Bernabei: «Protestare davanti alla brutta tv»
Intervista al produttore televisivo, che riflette sul ruolo educativo dei programmi televisivi: «Non bisogna temere di volere essere anche didattici» di Graziella Melina
Di fronte a una tv che non ci piace, che manda in onda contenuti non adatti ai minori seppure in fascia protetta, rimaniamo passivi, «non ci lamentiamo». E invece dovremmo farlo. «Per il bene di tutti». Lo sottolinea con forza il produttore televisivo Luca Bernabei, un verso esperto del piccolo schermo. Tra le fiction che ha realizzato di recente con la Lux Vide, di cui è direttore delle Attività produttive: “Ho sposato uno sbirro 2”, “Micol e le sue sorelle”, “Don Matteo 7”, ma anche miniserie come “Sotto il cielo di Roma”, “Preferisco il Paradiso”, “Sant’Agostino”. Bernabei è stato di recente tra i relatori del convegno “Mass media: famiglia vittima o protagonista?”, organizzato dalla diocesi e dal Forum delle associazioni familiari del Lazio.
Partiamo da un dato del rapporto Censis Ucsi del 2009: gli utenti della televisione arrivano a circa il 97,8 per cento della popolazione. Una cifra importante, ma anche una bella responsabilità per voi produttori…

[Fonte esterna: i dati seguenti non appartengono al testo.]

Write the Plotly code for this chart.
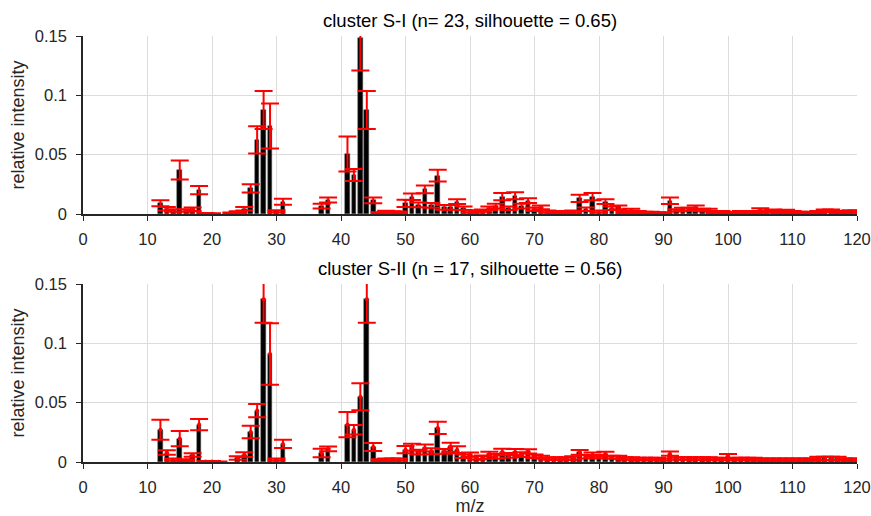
import plotly.graph_objects as go

# m/z channels 1..120
mz = list(range(1, 121))

# cluster S-I: mean relative intensity and standard deviation per m/z
s1_mean = [
    0, 0, 0, 0, 0, 0, 0, 0, 0, 0,
    0, 0.009, 0.0045, 0.003, 0.037, 0.003, 0.004, 0.0202, 0.0005, 0.0004,
    0, 0, 0.0008, 0.0015, 0.0045, 0.0216, 0.0624, 0.0876, 0.0742, 0.0022,
    0.0104, 0, 0, 0, 0, 0, 0.0067, 0.0118, 0, 0,
    0.0506, 0.0329, 0.148, 0.0876, 0.0115, 0.001, 0.002, 0.0017, 0.0015, 0.009,
    0.0146, 0.0076, 0.0208, 0.0073, 0.0323, 0.0056, 0.0056, 0.0104, 0.0048, 0.002,
    0.002, 0.0028, 0.0048, 0.0067, 0.0146, 0.0048, 0.0154, 0.0067, 0.0112, 0.004,
    0.0056, 0.002, 0.0017, 0.0017, 0.0017, 0.002, 0.0132, 0.004, 0.0146, 0.002,
    0.0104, 0.0048, 0.0056, 0.0017, 0.0034, 0.0017, 0.0012, 0.0012, 0.001, 0.001,
    0.0112, 0.0031, 0.004, 0.004, 0.0056, 0.0034, 0.0034, 0.0017, 0.0017, 0.001,
    0.001, 0.0017, 0.0017, 0.0017, 0.0034, 0.002, 0.0028, 0.0017, 0.0025, 0.0017,
    0.0012, 0.0012, 0.001, 0.0017, 0.0028, 0.0028, 0.0017, 0.0017, 0.0022, 0.002,
]
s1_std = [
    0, 0, 0, 0, 0, 0, 0, 0, 0, 0,
    0, 0.0025, 0.0015, 0.001, 0.008, 0.001, 0.0015, 0.0035, 0.0003, 0.0003,
    0, 0, 0.0004, 0.0008, 0.0015, 0.0035, 0.0115, 0.016, 0.019, 0.001,
    0.0025, 0, 0, 0, 0, 0, 0.002, 0.0022, 0, 0,
    0.0147, 0.005, 0.027, 0.016, 0.0025, 0.0005, 0.0008, 0.0007, 0.0006, 0.003,
    0.0027, 0.002, 0.0033, 0.002, 0.005, 0.002, 0.002, 0.002, 0.0015, 0.001,
    0.001, 0.001, 0.0015, 0.002, 0.003, 0.0015, 0.003, 0.002, 0.002, 0.0015,
    0.0015, 0.001, 0.0008, 0.0008, 0.0008, 0.001, 0.003, 0.0015, 0.003, 0.001,
    0.002, 0.0015, 0.0015, 0.0008, 0.001, 0.0008, 0.0006, 0.0006, 0.0005, 0.0005,
    0.0028, 0.001, 0.0012, 0.0012, 0.0015, 0.001, 0.001, 0.0008, 0.0008, 0.0005,
    0.0005, 0.0008, 0.0008, 0.0008, 0.0015, 0.001, 0.001, 0.0008, 0.001, 0.0008,
    0.0006, 0.0006, 0.0005, 0.0008, 0.001, 0.001, 0.0008, 0.0008, 0.001, 0.001,
]

# cluster S-II
s2_mean = [
    0, 0, 0, 0, 0, 0, 0, 0, 0, 0,
    0, 0.0272, 0.008, 0.002, 0.0197, 0.0015, 0.0059, 0.0315, 0.0005, 0.0005,
    0.0003, 0, 0, 0.0034, 0.0062, 0.0253, 0.0433, 0.1371, 0.091, 0.002,
    0.0152, 0, 0, 0, 0, 0, 0.0076, 0.011, 0, 0,
    0.0315, 0.0272, 0.055, 0.1371, 0.0126, 0.0015, 0.002, 0.002, 0.002, 0.0104,
    0.0124, 0.0084, 0.0118, 0.009, 0.0287, 0.009, 0.0124, 0.0104, 0.0048, 0.0062,
    0.0034, 0.004, 0.0067, 0.0048, 0.0084, 0.0056, 0.0084, 0.0062, 0.009, 0.0048,
    0.004, 0.0028, 0.003, 0.0028, 0.003, 0.0034, 0.0082, 0.0045, 0.0062, 0.0045,
    0.0067, 0.004, 0.004, 0.003, 0.003, 0.0025, 0.0025, 0.0025, 0.0025, 0.002,
    0.007, 0.003, 0.003, 0.003, 0.003, 0.003, 0.003, 0.0025, 0.0025, 0.005,
    0.0025, 0.0025, 0.0025, 0.0025, 0.002, 0.002, 0.002, 0.002, 0.002, 0.002,
    0.002, 0.002, 0.002, 0.003, 0.003, 0.003, 0.003, 0.002, 0.002, 0.002,
]
s2_std = [
    0, 0, 0, 0, 0, 0, 0, 0, 0, 0,
    0, 0.0085, 0.0018, 0.001, 0.0065, 0.0008, 0.0015, 0.0047, 0.0003, 0.0003,
    0.0002, 0, 0, 0.0015, 0.002, 0.0053, 0.0055, 0.0197, 0.026, 0.001,
    0.0035, 0, 0, 0, 0, 0, 0.0035, 0.002, 0, 0,
    0.0107, 0.004, 0.0114, 0.0197, 0.0034, 0.0008, 0.001, 0.001, 0.001, 0.003,
    0.003, 0.002, 0.003, 0.0025, 0.0052, 0.002, 0.0038, 0.0028, 0.0015, 0.0018,
    0.0015, 0.0015, 0.002, 0.002, 0.0028, 0.002, 0.0025, 0.002, 0.0018, 0.0015,
    0.0012, 0.001, 0.001, 0.001, 0.001, 0.0015, 0.002, 0.0015, 0.0018, 0.0015,
    0.002, 0.0012, 0.0012, 0.001, 0.001, 0.001, 0.001, 0.001, 0.001, 0.001,
    0.0018, 0.001, 0.001, 0.001, 0.001, 0.001, 0.001, 0.001, 0.001, 0.0018,
    0.001, 0.001, 0.001, 0.001, 0.001, 0.001, 0.001, 0.001, 0.001, 0.001,
    0.001, 0.001, 0.001, 0.0015, 0.0015, 0.0015, 0.0015, 0.001, 0.001, 0.001,
]

titles = ["cluster S-I (n= 23, silhouette = 0.65)",
          "cluster S-II (n = 17, silhouette = 0.56)"]
x_ticks = list(range(0, 121, 10))
y_ticks = [0, 0.05, 0.1, 0.15]
y_ticktext = ["0", "0.05", "0.1", "0.15"]

FONT = "Liberation Sans, Arial, sans-serif"
AX_COLOR = "#262626"
TICK_SIZE = 16.5
LABEL_SIZE = 18
TITLE_SIZE = 18.5

fig = go.Figure()

panels = [(s1_mean, s1_std, "x", "y", False), (s2_mean, s2_std, "x2", "y2", True)]
for mean, std, xa, ya, dots in panels:
    keep = [i for i, v in enumerate(mean) if v > 0]
    xs = [mz[i] for i in keep]
    ys = [mean[i] for i in keep]
    es = [std[i] for i in keep]
    fig.add_trace(go.Bar(
        x=xs, y=ys, width=0.72, xaxis=xa, yaxis=ya,
        marker=dict(color="black", line=dict(color="#555555", width=0.5)),
        showlegend=False, hoverinfo="x+y",
    ))
    fig.add_trace(go.Scatter(
        x=xs, y=ys, xaxis=xa, yaxis=ya, mode="markers",
        marker=dict(color="red", size=4 if dots else 1,
                    opacity=1 if dots else 0),
        error_y=dict(type="data", array=es, color="red",
                     thickness=2, width=9, visible=True),
        showlegend=False, hoverinfo="skip",
    ))

# plot areas: 83..857 px wide, panels 178 px tall
top_dom = [1 - 178 / 426, 1.0]
bot_dom = [0.0, 178 / 426]

xcommon = dict(
    range=[0, 120], tickvals=x_ticks, ticks="outside", ticklen=5,
    tickwidth=1, tickcolor=AX_COLOR, showline=True, linecolor=AX_COLOR,
    linewidth=1.5, showgrid=True, gridcolor="#dcdcdc", gridwidth=1,
    zeroline=False, automargin=False, ticklabelstandoff=4,
    tickfont=dict(family=FONT, size=TICK_SIZE, color=AX_COLOR),
)
ycommon = dict(
    range=[0, 0.15], tickvals=y_ticks, ticktext=y_ticktext, ticks="outside",
    ticklen=5, tickwidth=1, tickcolor=AX_COLOR, showline=True,
    linecolor=AX_COLOR, linewidth=1.5, showgrid=True, gridcolor="#dcdcdc",
    gridwidth=1, zeroline=False, automargin=False, ticklabelstandoff=6,
    tickfont=dict(family=FONT, size=TICK_SIZE, color=AX_COLOR),
    title=dict(text="relative intensity", standoff=6,
               font=dict(family=FONT, size=LABEL_SIZE, color=AX_COLOR)),
)

fig.update_layout(
    width=871, height=516,
    margin=dict(l=83, r=14, t=36, b=54),
    plot_bgcolor="white", paper_bgcolor="white",
    bargap=0, barmode="overlay",
    xaxis=dict(domain=[0, 1], anchor="y", **xcommon),
    yaxis=dict(domain=top_dom, anchor="x", **ycommon),
    xaxis2=dict(domain=[0, 1], anchor="y2",
                title=dict(text="m/z", standoff=2,
                           font=dict(family=FONT, size=LABEL_SIZE, color=AX_COLOR)),
                **xcommon),
    yaxis2=dict(domain=bot_dom, anchor="x2", **ycommon),
    annotations=[
        dict(text=titles[0], x=0.5, y=top_dom[1], xref="paper", yref="paper",
             xanchor="center", yanchor="bottom", yshift=3, showarrow=False,
             font=dict(family=FONT, size=TITLE_SIZE, color="black")),
        dict(text=titles[1], x=0.5, y=bot_dom[1], xref="paper", yref="paper",
             xanchor="center", yanchor="bottom", yshift=3, showarrow=False,
             font=dict(family=FONT, size=TITLE_SIZE, color="black")),
    ],
)

fig.write_html("out.html")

Come diceva Karl Popper, ci vorrebbe la patente per chi fa televisione. Oggi in televisione chiunque parla, comunica, chiunque scrive. La televisione è un mezzo delicato di comunicazione, ci vorrebbe un ben altro atteggiamento.
È anche vero che in televisione, ormai, impazzano numerose fiction a tema familiare. Ma la famiglia che oggi viene rappresentata in tv è davvero rispondente a quella reale?
No, non è rispondente a quella reale. Se fosse vero il contrario, vorrebbe dire che non esisterebbero più famiglie normali, composte da un padre e una madre che vivono insieme, che hanno fatto una scelta di vita. Nelle fiction viene drammatizzato esclusivamente il conflitto e mai l’unione. Noi non pensiamo che le nostre famiglie vivano senza problemi, però c’è anche tanta gente che non viene mai rappresentata: sono quelli che cercano di mandare avanti le loro famiglie nonostante i problemi, che siano di natura affettiva o economica. E poi non viene mai dato, o raramente viene dato, il senso di speranza che un problema può essere superato. Non si cerca più di aggiustare i matrimoni, i rapporti, ma vengono gettati. In questo secolo così veloce, tutto viene bruciato, consumato velocissimamente, nel bene e nel male, e così si finisce col gettare anche le cose che sono preziose.
Se si dà uno sguardo ai programmi, non può non colpire il fatto che ogni giorno vengono mandati in onda in fascia protetta contenuti non certo adatti ai ragazzi. Per non parlare del turpiloquio. Come mai in tv non ci si pone il problema che i minori vanno sempre tutelati?
Ricorre spesso questa scusa: “Tanto ci sono i canali tematici per i minori”. Ma non è detto che il bambino non si ritrovi a guardare anche gli altri canali. Credo che sia un fatto non banale quando nelle reti generaliste mandano in onda in fascia protetta notizie morbose. Conosco benissimo le problematiche legate al diritto di cronaca, ma credo che queste notizie alla fine creino una sorta di sensazione di scontento, lascino un senso di insoddisfazione, checché ne pensi chi dirige questi network e poi vede dei buoni risultati di ascolto.
Cosa suggerisce allora?
Credo che bisogna dare anche la percezione che c’è un’attenzione alla famiglia, che non è composta solamente da padre, madre e persone adulte, ma anche da adolescenti e bambini. E poi, quando si fa televisione, non bisogna temere di volere essere anche didattici, perché comunque la televisione è sempre pedagogica: la tv fa vedere dei comportamenti positivi o negativi. Non solo. A seconda di come vengono rappresentati, si crea un ribrezzo. Ma anche e più spesso di quanto si pensi, si crea un’attrazione in persone che non hanno le necessarie conoscenze culturali ed etiche per poter trattare questi temi.
Lei quindi sta sostenendo che la tv ha ancora una funzione educativa?
Sicuramente non possiamo far finta che non la abbia. Il problema è che noi non ci lamentiamo più. Le persone avvedute che hanno coscienza di questa situazione devono cominciare a protestare. E la nostra protesta non è solo per noi, ma riguarda credenti e non credenti.